Dataset records
====================

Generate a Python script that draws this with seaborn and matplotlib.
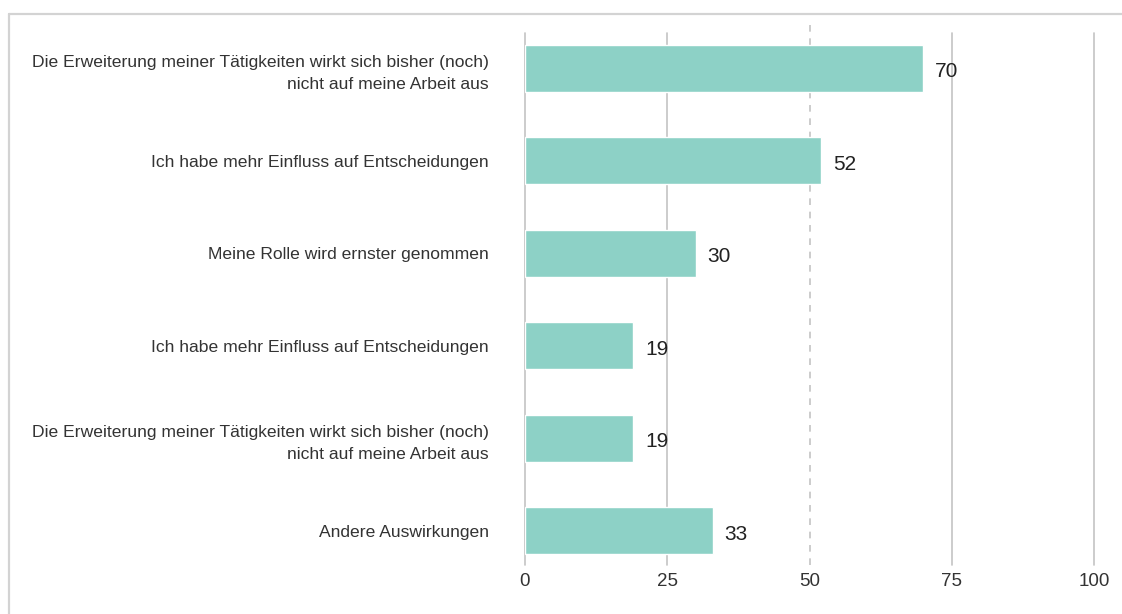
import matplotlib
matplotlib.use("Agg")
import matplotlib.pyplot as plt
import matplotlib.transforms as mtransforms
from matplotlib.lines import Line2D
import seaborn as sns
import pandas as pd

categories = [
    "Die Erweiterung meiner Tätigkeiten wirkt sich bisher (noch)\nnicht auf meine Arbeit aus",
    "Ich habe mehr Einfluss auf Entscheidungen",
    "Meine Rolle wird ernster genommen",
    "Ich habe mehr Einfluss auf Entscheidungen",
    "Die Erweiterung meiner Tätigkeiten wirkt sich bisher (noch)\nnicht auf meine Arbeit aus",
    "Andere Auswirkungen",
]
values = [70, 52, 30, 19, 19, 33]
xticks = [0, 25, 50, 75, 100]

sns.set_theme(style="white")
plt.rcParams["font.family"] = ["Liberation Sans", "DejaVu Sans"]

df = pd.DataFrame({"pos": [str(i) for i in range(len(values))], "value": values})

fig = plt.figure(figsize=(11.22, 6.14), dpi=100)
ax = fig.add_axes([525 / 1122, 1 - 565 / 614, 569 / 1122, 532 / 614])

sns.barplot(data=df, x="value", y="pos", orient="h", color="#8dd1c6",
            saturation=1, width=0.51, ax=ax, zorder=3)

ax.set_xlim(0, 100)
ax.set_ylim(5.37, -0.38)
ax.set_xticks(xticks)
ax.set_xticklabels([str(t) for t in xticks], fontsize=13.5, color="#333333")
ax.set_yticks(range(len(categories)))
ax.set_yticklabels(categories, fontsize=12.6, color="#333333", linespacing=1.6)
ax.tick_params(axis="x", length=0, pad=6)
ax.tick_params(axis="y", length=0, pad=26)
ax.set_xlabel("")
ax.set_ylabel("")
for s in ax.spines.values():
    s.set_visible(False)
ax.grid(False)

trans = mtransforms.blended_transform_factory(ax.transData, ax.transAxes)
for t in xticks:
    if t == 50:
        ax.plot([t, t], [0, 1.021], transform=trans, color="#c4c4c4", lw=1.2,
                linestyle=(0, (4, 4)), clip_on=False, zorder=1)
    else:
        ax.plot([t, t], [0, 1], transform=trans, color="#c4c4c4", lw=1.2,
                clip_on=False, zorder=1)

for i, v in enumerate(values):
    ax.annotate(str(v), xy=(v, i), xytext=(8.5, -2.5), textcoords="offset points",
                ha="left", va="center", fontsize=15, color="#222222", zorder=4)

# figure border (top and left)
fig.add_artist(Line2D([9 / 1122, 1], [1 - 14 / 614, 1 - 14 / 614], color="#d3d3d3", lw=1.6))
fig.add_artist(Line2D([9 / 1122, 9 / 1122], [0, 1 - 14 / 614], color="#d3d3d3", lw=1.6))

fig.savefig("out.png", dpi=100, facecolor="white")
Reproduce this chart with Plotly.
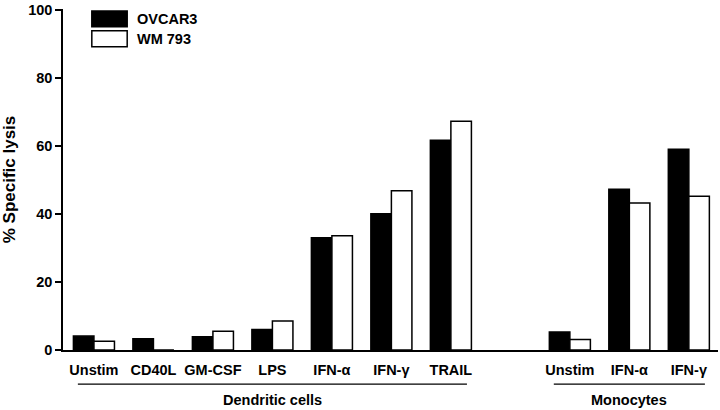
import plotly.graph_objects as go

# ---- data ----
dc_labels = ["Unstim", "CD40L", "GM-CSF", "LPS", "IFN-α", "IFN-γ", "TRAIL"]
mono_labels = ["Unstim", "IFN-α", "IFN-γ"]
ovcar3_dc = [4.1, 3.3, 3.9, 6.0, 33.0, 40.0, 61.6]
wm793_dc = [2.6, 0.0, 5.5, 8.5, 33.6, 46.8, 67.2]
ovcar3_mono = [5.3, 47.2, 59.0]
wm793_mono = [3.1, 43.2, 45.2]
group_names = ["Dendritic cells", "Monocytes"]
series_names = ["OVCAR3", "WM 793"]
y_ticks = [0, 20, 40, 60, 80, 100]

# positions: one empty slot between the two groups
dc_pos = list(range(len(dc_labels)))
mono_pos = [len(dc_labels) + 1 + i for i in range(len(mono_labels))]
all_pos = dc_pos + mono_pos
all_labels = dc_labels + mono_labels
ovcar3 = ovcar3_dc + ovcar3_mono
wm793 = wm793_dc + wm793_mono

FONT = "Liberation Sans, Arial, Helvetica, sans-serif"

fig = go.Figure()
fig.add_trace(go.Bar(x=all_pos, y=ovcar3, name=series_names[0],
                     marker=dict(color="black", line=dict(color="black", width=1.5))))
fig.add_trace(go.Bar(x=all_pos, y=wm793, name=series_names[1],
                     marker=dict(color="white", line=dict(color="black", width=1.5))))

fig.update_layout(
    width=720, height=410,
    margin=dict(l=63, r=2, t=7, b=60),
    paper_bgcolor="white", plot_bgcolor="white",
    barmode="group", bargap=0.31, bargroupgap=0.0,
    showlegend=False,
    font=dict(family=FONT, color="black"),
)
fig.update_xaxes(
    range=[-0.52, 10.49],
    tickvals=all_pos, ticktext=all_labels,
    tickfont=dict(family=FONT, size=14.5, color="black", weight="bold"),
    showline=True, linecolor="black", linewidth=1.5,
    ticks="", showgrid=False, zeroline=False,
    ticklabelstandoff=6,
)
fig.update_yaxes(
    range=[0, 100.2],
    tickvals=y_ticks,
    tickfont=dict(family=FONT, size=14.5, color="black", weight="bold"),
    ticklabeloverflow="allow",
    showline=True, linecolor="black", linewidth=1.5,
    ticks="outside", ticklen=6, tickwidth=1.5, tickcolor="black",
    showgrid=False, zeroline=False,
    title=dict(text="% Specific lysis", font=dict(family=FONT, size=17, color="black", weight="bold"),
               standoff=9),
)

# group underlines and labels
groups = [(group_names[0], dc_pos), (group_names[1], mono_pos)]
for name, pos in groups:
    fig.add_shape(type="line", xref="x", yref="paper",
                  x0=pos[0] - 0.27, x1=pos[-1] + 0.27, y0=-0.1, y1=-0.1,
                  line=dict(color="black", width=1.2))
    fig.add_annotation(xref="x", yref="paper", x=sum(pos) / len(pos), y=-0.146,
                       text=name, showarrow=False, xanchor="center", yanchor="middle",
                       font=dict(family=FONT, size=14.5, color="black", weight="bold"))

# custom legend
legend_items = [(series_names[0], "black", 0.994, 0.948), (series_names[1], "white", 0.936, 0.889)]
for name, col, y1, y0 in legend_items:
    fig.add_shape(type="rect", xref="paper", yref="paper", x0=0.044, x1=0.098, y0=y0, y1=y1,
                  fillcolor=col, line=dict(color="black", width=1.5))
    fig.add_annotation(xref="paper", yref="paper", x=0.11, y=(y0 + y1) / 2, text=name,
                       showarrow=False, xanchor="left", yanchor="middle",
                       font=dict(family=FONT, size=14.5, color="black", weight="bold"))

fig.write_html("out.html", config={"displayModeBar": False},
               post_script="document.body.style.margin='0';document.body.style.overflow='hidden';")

====================

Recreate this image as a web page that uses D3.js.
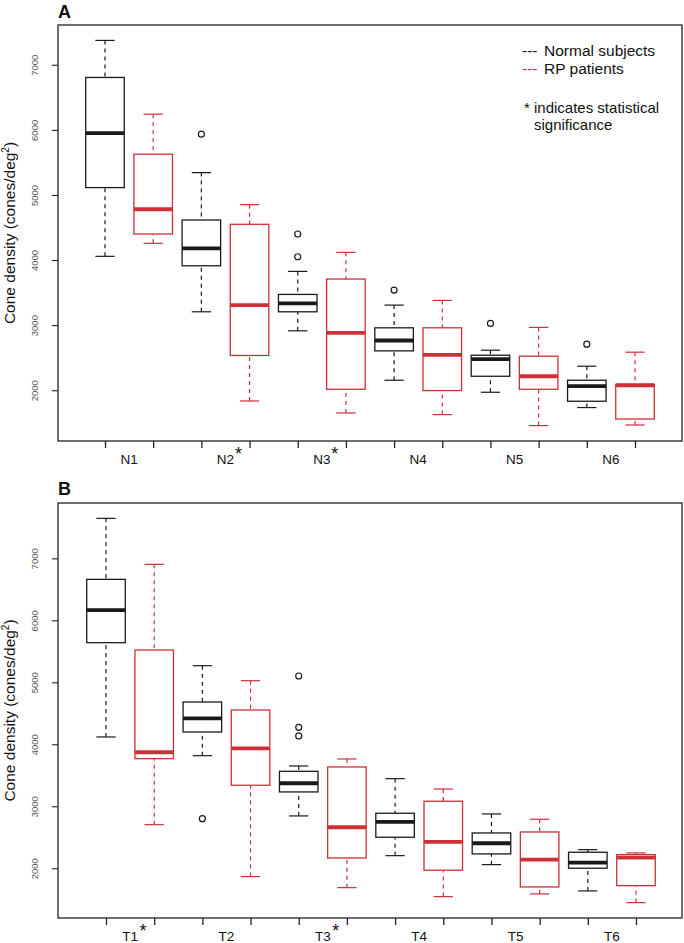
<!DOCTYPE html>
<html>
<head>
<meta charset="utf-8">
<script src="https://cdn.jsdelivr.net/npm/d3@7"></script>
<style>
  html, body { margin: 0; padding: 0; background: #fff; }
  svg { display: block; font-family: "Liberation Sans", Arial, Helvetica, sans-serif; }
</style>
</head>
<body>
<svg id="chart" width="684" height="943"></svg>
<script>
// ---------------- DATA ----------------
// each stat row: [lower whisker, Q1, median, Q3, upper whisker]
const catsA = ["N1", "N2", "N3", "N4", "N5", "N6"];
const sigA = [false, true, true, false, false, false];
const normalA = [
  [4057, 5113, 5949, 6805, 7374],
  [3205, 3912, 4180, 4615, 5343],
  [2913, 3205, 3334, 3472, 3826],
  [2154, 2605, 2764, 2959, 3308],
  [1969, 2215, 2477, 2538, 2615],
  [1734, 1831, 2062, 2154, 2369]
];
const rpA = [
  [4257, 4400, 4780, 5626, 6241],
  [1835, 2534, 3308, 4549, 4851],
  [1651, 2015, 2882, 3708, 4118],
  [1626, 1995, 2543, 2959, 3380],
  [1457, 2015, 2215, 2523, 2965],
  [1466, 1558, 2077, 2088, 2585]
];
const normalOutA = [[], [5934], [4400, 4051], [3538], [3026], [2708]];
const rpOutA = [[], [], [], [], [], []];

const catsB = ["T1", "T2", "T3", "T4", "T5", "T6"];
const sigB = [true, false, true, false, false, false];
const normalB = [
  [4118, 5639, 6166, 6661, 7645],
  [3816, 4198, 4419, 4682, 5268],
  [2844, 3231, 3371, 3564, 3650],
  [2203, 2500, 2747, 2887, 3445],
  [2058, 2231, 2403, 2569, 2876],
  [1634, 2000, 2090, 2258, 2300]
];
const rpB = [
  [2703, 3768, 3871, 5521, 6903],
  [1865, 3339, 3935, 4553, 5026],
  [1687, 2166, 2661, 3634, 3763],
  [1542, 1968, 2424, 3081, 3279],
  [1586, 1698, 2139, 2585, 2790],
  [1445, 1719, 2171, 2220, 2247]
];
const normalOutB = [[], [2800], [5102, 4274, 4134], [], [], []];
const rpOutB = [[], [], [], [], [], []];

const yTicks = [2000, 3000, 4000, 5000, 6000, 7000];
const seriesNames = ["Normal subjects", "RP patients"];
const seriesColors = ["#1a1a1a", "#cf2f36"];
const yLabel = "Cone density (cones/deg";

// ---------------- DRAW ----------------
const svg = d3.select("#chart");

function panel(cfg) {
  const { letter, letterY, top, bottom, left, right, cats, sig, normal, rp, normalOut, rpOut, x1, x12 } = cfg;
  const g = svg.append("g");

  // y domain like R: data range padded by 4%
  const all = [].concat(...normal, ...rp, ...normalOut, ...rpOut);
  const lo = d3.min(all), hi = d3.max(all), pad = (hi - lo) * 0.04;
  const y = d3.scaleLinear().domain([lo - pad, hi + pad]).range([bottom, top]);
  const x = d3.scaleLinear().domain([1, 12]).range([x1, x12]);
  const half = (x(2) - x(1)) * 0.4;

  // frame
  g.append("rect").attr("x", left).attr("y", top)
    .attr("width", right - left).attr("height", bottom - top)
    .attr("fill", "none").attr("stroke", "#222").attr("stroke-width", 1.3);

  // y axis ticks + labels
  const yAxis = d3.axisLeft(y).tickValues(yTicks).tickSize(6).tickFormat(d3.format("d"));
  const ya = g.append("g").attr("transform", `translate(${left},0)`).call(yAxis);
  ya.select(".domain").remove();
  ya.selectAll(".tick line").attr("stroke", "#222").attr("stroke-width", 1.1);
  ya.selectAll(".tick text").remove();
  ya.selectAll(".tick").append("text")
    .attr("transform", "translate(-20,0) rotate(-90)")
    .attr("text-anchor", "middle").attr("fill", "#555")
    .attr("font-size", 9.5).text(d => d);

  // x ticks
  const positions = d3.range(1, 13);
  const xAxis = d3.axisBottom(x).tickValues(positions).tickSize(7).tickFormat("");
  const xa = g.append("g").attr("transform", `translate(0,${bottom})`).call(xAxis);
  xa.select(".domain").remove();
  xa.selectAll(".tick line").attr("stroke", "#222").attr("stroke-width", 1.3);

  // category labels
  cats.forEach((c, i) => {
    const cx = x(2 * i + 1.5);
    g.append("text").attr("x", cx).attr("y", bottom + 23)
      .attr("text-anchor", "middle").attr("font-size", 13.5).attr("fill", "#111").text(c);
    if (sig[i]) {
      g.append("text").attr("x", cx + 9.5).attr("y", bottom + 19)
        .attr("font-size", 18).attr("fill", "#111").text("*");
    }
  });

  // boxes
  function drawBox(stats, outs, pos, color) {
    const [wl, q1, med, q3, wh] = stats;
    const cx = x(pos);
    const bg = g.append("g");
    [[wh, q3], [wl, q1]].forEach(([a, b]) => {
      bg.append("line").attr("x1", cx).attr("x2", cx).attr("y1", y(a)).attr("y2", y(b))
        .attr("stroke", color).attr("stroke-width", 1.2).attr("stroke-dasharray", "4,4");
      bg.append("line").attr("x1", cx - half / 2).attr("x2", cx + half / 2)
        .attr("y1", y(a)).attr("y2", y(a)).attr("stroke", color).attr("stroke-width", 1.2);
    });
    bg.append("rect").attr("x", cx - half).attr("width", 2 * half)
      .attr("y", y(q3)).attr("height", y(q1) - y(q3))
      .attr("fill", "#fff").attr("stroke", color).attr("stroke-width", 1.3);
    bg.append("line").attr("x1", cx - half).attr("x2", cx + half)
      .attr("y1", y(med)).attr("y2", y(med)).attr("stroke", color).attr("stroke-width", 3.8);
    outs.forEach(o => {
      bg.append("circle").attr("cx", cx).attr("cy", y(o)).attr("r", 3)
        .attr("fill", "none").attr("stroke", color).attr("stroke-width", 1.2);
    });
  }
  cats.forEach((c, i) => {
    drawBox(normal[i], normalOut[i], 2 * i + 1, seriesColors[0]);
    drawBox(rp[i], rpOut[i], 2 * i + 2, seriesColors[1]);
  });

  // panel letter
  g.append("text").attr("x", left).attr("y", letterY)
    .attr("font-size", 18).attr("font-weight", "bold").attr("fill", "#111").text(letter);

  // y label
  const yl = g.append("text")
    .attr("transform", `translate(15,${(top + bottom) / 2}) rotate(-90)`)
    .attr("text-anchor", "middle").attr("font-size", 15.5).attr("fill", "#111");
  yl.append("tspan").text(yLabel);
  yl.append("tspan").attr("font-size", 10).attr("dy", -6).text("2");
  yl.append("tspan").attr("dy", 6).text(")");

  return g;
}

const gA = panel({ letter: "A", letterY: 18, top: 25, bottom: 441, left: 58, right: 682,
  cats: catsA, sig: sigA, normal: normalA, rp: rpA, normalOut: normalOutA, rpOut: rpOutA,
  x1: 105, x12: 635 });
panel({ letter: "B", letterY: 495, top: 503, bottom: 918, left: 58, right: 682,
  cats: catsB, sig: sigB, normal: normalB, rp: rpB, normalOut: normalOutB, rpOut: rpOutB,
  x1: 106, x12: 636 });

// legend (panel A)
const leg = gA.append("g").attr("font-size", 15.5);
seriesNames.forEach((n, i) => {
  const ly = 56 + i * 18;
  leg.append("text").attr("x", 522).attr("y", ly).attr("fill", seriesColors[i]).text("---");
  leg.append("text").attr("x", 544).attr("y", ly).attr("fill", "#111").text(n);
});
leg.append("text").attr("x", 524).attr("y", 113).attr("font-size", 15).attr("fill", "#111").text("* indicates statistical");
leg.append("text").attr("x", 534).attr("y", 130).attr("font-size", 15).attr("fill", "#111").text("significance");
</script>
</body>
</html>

====================

§ **WHAT TO DO**
Within the entries above, give again exactly the lines starting at the one that contains "Generate a Python" and ending at the one that contains "import pandas as pd", leaving out the pictures.

§ **THE RESULT**
Generate a Python script that draws this with seaborn and matplotlib.
import matplotlib
matplotlib.use("Agg")
import matplotlib.pyplot as plt
import matplotlib.transforms as mtransforms
from matplotlib.lines import Line2D
import seaborn as sns
import pandas as pd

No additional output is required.